# DATASET EXCERPT
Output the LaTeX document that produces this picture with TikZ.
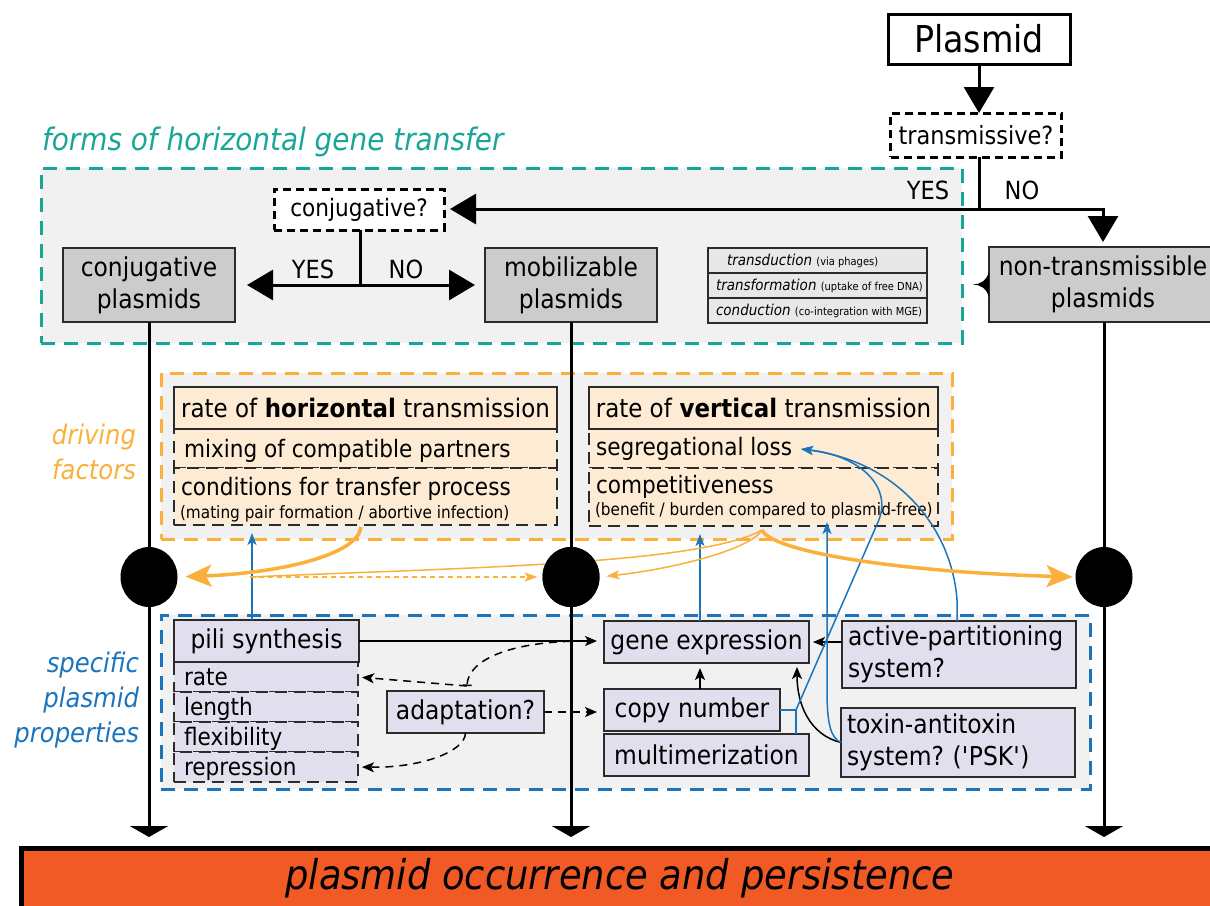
\documentclass[tikz,border=0pt]{standalone}
\usepackage{fontspec}
\setmainfont{DejaVu Sans}[FakeStretch=0.9]
\usetikzlibrary{arrows.meta,shapes.geometric,calc}
\definecolor{tealc}{HTML}{18A697}
\definecolor{orng}{HTML}{FBB03B}
\definecolor{blu}{HTML}{1C75BC}
\definecolor{bgray}{HTML}{F1F1F1}
\definecolor{peach}{HTML}{FDEBD3}
\definecolor{lav}{HTML}{E1DFEE}
\definecolor{boxgray}{HTML}{CCCCCC}
\definecolor{tabgray}{HTML}{E8E8E8}
\definecolor{redor}{HTML}{F15A24}
\definecolor{dk}{HTML}{2B2B2B}
\newcommand{\fsz}[2]{\fontsize{#1}{#2}\selectfont}
\frenchspacing
\tikzset{
  every node/.style={inner sep=0pt, outer sep=0pt},
  box/.style={draw=dk, line width=2pt, align=center},
  graybox/.style={box, fill=boxgray, font=\fsz{26}{32}},
  lavbox/.style={box, fill=lav, font=\fsz{26}{32}},
  cell/.style={draw=dk, line width=1.5pt, dash pattern=on 12pt off 7pt},
  qbox/.style={draw=black, line width=3pt, dash pattern=on 8pt off 5pt, fill=white},
  area/.style={line width=3pt, dash pattern=on 14pt off 9pt, fill=bgray},
  lbl/.style={anchor=base west},
  thickln/.style={line width=3pt},
  bigtip/.style={-{Triangle[width=30pt,length=26pt]}},
  endtip/.style={-{Triangle[width=38pt,length=11pt]}},
  smallarr/.style={line width=1.5pt, -{Stealth[length=12pt,width=10pt,inset=3pt]}},
  dasharr/.style={line width=1.5pt, dash pattern=on 8pt off 6pt},
  bluarr/.style={blu, line width=1.5pt, -{Stealth[length=12pt,width=9pt,inset=3pt]}},
  orthick/.style={orng, line width=3.5pt, -{Stealth[length=26pt,width=22pt,inset=6pt]}},
  orthin/.style={orng, line width=1.5pt},
  orthintip/.style={orthin, -{Stealth[length=13pt,width=9pt,inset=3pt]}},
}
\begin{document}
\begin{tikzpicture}[x=1pt,y=-1pt]
\useasboundingbox (0,0) rectangle (1210,905);

% ---------- background areas ----------
\node[area, draw=tealc, minimum width=921, minimum height=175] (hgtarea) at (501.5,255.5) {};
\node[area, draw=orng, minimum width=791, minimum height=166] (drvarea) at (556.5,456) {};
\node[area, draw=blu, minimum width=929, minimum height=174] (proparea) at (625.5,702) {};

\node[lbl, text=tealc, font=\fsz{31}{36}\itshape] (hgttitle) at (42,150) {forms of horizontal gene transfer};
\node[anchor=east, align=right, text=orng, font=\fsz{27}{35}\itshape] (drvtitle) at (136,452) {driving\\factors};
\node[anchor=east, align=right, text=blu, font=\fsz{27}{35}\itshape] (proptitle) at (139,700) {specific\\plasmid\\properties};

% ---------- top decision nodes ----------
\node[draw=black, line width=3pt, fill=white, minimum width=182, minimum height=50, font=\fsz{37}{42}] (plasmid) at (979,39) {Plasmid};
\node[qbox, minimum width=171, minimum height=44, font=\fsz{25}{30}] (trans) at (976,135) {transmissive?};
\node[qbox, minimum width=170, minimum height=41, font=\fsz{24}{30}] (conjq) at (359,209.5) {conjugative?};

\node[graybox, minimum width=172, minimum height=74] (conjP) at (149,285) {conjugative\\plasmids};
\node[graybox, minimum width=172, minimum height=74] (mobP) at (571,285) {mobilizable\\plasmids};
\node[graybox, minimum width=228, minimum height=75] (nonP) at (1103,284.5) {non-transmissible\\plasmids};

% table of other HGT forms
\node[draw=dk, line width=1.5pt, fill=tabgray, minimum width=219, minimum height=25] (tab1) at (817.5,260.5) {};
\node[draw=dk, line width=1.5pt, fill=tabgray, minimum width=219, minimum height=25] (tab2) at (817.5,285.5) {};
\node[draw=dk, line width=1.5pt, fill=tabgray, minimum width=219, minimum height=25] (tab3) at (817.5,310.5) {};
\node[anchor=west] (tab1t) at (727,260.5) {\fsz{15}{18}\itshape transduction \fsz{11}{13}\upshape(via phages)};
\node[anchor=west] (tab2t) at (716,285.5) {\fsz{15}{18}\itshape transformation \fsz{11}{13}\upshape(uptake of free DNA)};
\node[anchor=west] (tab3t) at (716,310.5) {\fsz{15}{18}\itshape conduction \fsz{11}{13}\upshape(co-integration with MGE)};

% ---------- top connectors ----------
\coordinate (j1) at (979,209);
\coordinate (j1r) at (1103,209);
\coordinate (j2) at (360,285);
\draw[thickln, bigtip] (plasmid.south) -- (plasmid.south |- trans.north);
\draw[thickln] (trans.south -| j1) -- (j1);
\draw[thickln, bigtip, shorten >=6pt] (j1) -- (conjq.east |- j1);
\draw[thickln, bigtip, shorten >=5pt] (j1) -- (j1r) -- (nonP.north);
\draw[thickln] (conjq.south -| j2) -- (j2);
\draw[thickln, bigtip, shorten >=12pt] (j2) -- (conjP.east);
\draw[thickln, bigtip, shorten >=10pt] (j2) -- (mobP.west);
\node[font=\fsz{25}{30}] (yes1) at (928,190) {YES};
\node[font=\fsz{25}{30}] (no1) at (1022,190) {NO};
\node[font=\fsz{25}{30}] (yes2) at (313,269) {YES};
\node[font=\fsz{25}{30}] (no2) at (406,269) {NO};
% brace-like tip on non-transmissible box
\fill[black] ($(nonP.west)+(0,-13)$) .. controls +(-2,9) and +(7,0) .. ($(nonP.west)+(-16,0)$) .. controls +(7,0) and +(-2,-9) .. ($(nonP.west)+(0,13)$) -- cycle;

% ---------- driving factors ----------
\node[cell, fill=peach, minimum width=383, minimum height=39] (mixH) at (365.5,448.5) {};
\node[cell, fill=peach, minimum width=383, minimum height=57] (condH) at (365.5,496.5) {};
\node[box, fill=peach, minimum width=383, minimum height=42, font=\fsz{25.5}{30}] (rateH) at (365.5,408) {rate of \textbf{horizontal} transmission};
\node[lbl, font=\fsz{24}{30}] (mixT) at (184,457) {mixing of compatible partners};
\node[lbl, font=\fsz{24}{30}] (condT) at (181,495) {conditions for transfer process};
\node[lbl, font=\fsz{17}{20}] (condS) at (180,518) {(mating pair formation / abortive infection)};

\node[cell, fill=peach, minimum width=349, minimum height=39] (segV) at (763.5,448.5) {};
\node[cell, fill=peach, minimum width=349, minimum height=58] (compV) at (763.5,497) {};
\node[box, fill=peach, minimum width=349, minimum height=42, font=\fsz{25.5}{30}] (rateV) at (763.5,408) {rate of \textbf{vertical} transmission};
\node[lbl, font=\fsz{24}{30}] (segT) at (596,455) {segregational loss};
\node[lbl, font=\fsz{24}{30}] (compT) at (596,493) {competitiveness};
\node[lbl, font=\fsz{17}{20}] (compS) at (595,515) {(benefit / burden compared to plasmid-free)};

% ---------- specific plasmid properties ----------
\node[cell, fill=lav, minimum width=184, minimum height=30] (rateC) at (266,677) {};
\node[cell, fill=lav, minimum width=184, minimum height=30] (lenC) at (266,707) {};
\node[cell, fill=lav, minimum width=184, minimum height=30] (flexC) at (266,737) {};
\node[cell, fill=lav, minimum width=184, minimum height=30] (repC) at (266,767) {};
\node[lbl, font=\fsz{24}{30}] (rateCT) at (184,685) {rate};
\node[lbl, font=\fsz{24}{30}] (lenCT) at (184,715) {length};
\node[lbl, font=\fsz{24}{30}] (flexCT) at (184,745) {flexibility};
\node[lbl, font=\fsz{24}{30}] (repCT) at (184,775) {repression};
\node[lavbox, minimum width=185, minimum height=42] (pili) at (266.5,641) {pili synthesis};
\node[lavbox, minimum width=157, minimum height=42] (adapt) at (465.5,712) {adaptation?};
\node[lavbox, minimum width=205, minimum height=42] (gene) at (706.5,642) {gene expression};
\node[lavbox, minimum width=176, minimum height=42] (copyn) at (692,710) {copy number};
\node[lavbox, minimum width=205, minimum height=42] (multi) at (706.5,755) {multimerization};
\node[lavbox, align=left, text width=222, inner xsep=6pt, minimum height=67] (activ) at (959,654.5) {active-partitioning\\system?};
\node[lavbox, align=left, text width=222, inner xsep=6pt, minimum height=69] (toxin) at (958,742.5) {toxin-antitoxin\\system? (\textquotesingle PSK\textquotesingle)};

% black connectors inside properties
\draw[smallarr, shorten >=7pt] (pili.east) -- (pili.east -| gene.west);
\draw[dasharr, -{Stealth[length=12pt,width=10pt,inset=3pt]}, shorten >=7pt] (adapt.east) -- (adapt.east -| copyn.west);
\coordinate (ad0) at (585,641);
\coordinate (ad1) at (467,686);
\draw[dasharr, -{Bar[width=9pt]}] (ad0) .. controls (510,641) and (468,660) .. (ad1);
\draw[dasharr, -{Stealth[length=12pt,width=10pt,inset=3pt]}, shorten >=4pt] (ad1) -- (rateC.east);
\draw[dasharr, -{Stealth[length=12pt,width=10pt,inset=3pt]}, shorten >=4pt] (adapt.south) .. controls (465,752) and (420,768) .. (repC.east);
\draw[smallarr, shorten >=5pt] (copyn.north -| 700,0) -- (gene.south -| 700,0);
\draw[smallarr, shorten >=4pt] (activ.west |- gene.east) -- (gene.east);
\coordinate (tt) at (797,667);
\draw[smallarr] (toxin.west) .. controls (810,735) and (797,705) .. (tt);

% ---------- blue influences ----------
\coordinate (bx1) at (252,533);
\coordinate (bx2) at (700,534);
\coordinate (bx3) at (827,522);
\coordinate (jb) at (796,710);
\coordinate (segtip) at (801,449);
\coordinate (apx) at (957,600);
\draw[bluarr] (pili.north -| bx1) -- (bx1);
\draw[bluarr] (gene.north -| bx2) -- (bx2);
\draw[blu, line width=1.5pt] (copyn.east) -- (jb);
\draw[blu, line width=1.5pt] (multi.north -| jb) -- (jb);
\draw[bluarr] (jb) -- (878,522) .. controls (893,488) and (862,456) .. (segtip);
\draw[bluarr] (activ.north -| apx) -- (apx) .. controls (952,530) and (900,462) .. (segtip);
\draw[bluarr] (toxin.west) .. controls (831,738) and (827,725) .. (827,690) -- (bx3);

% ---------- main vertical lines ----------
\coordinate (e1) at (149,837);
\coordinate (e2) at (571,837);
\coordinate (e3) at (1104,837);
\draw[thickln, endtip] (conjP.south) -- (e1);
\draw[thickln, endtip] (mobP.south) -- (e2);
\draw[thickln, endtip] (nonP.south -| e3) -- (e3);

% ---------- orange influences ----------
\coordinate (oh) at (361,527);
\coordinate (ov) at (762,530);
\coordinate (om) at (250,577);
\node[ellipse, fill=black, minimum width=57, minimum height=60] (c1) at (149,577) {};
\node[ellipse, fill=black, minimum width=57, minimum height=60] (c2) at (571,577) {};
\node[ellipse, fill=black, minimum width=57, minimum height=60] (c3) at (1104,577) {};
\draw[orthin] (ov) .. controls (700,565) and (450,568) .. (om);
\draw[orthin, dash pattern=on 5pt off 4pt, -{Stealth[length=13pt,width=9pt,inset=3pt]}, shorten >=5pt] (om) -- (c2.west);
\draw[orthintip, shorten >=7pt] (ov) .. controls (752,548) and (680,568) .. (c2.east);
\draw[orthick, shorten >=8pt] (oh) .. controls (358,555) and (280,573) .. (c1.east);
\draw[orthick, shorten >=3pt] (ov) .. controls (772,552) and (900,572) .. (c3.west);
\fill[black] (c2) ellipse [x radius=28.5, y radius=30];

% ---------- outcome ----------
\node[draw=black, line width=5pt, fill=redor, minimum width=1200, minimum height=70] (outcome) at (621,883) {};
\node[font=\fsz{41}{46}\itshape] (outT) at (620,878) {plasmid occurrence and persistence};
\end{tikzpicture}
\end{document}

# PROBLEM
Note how many lines in the listing above hold the string "with", then give only that figure.

# FINISHED EXERCISE
2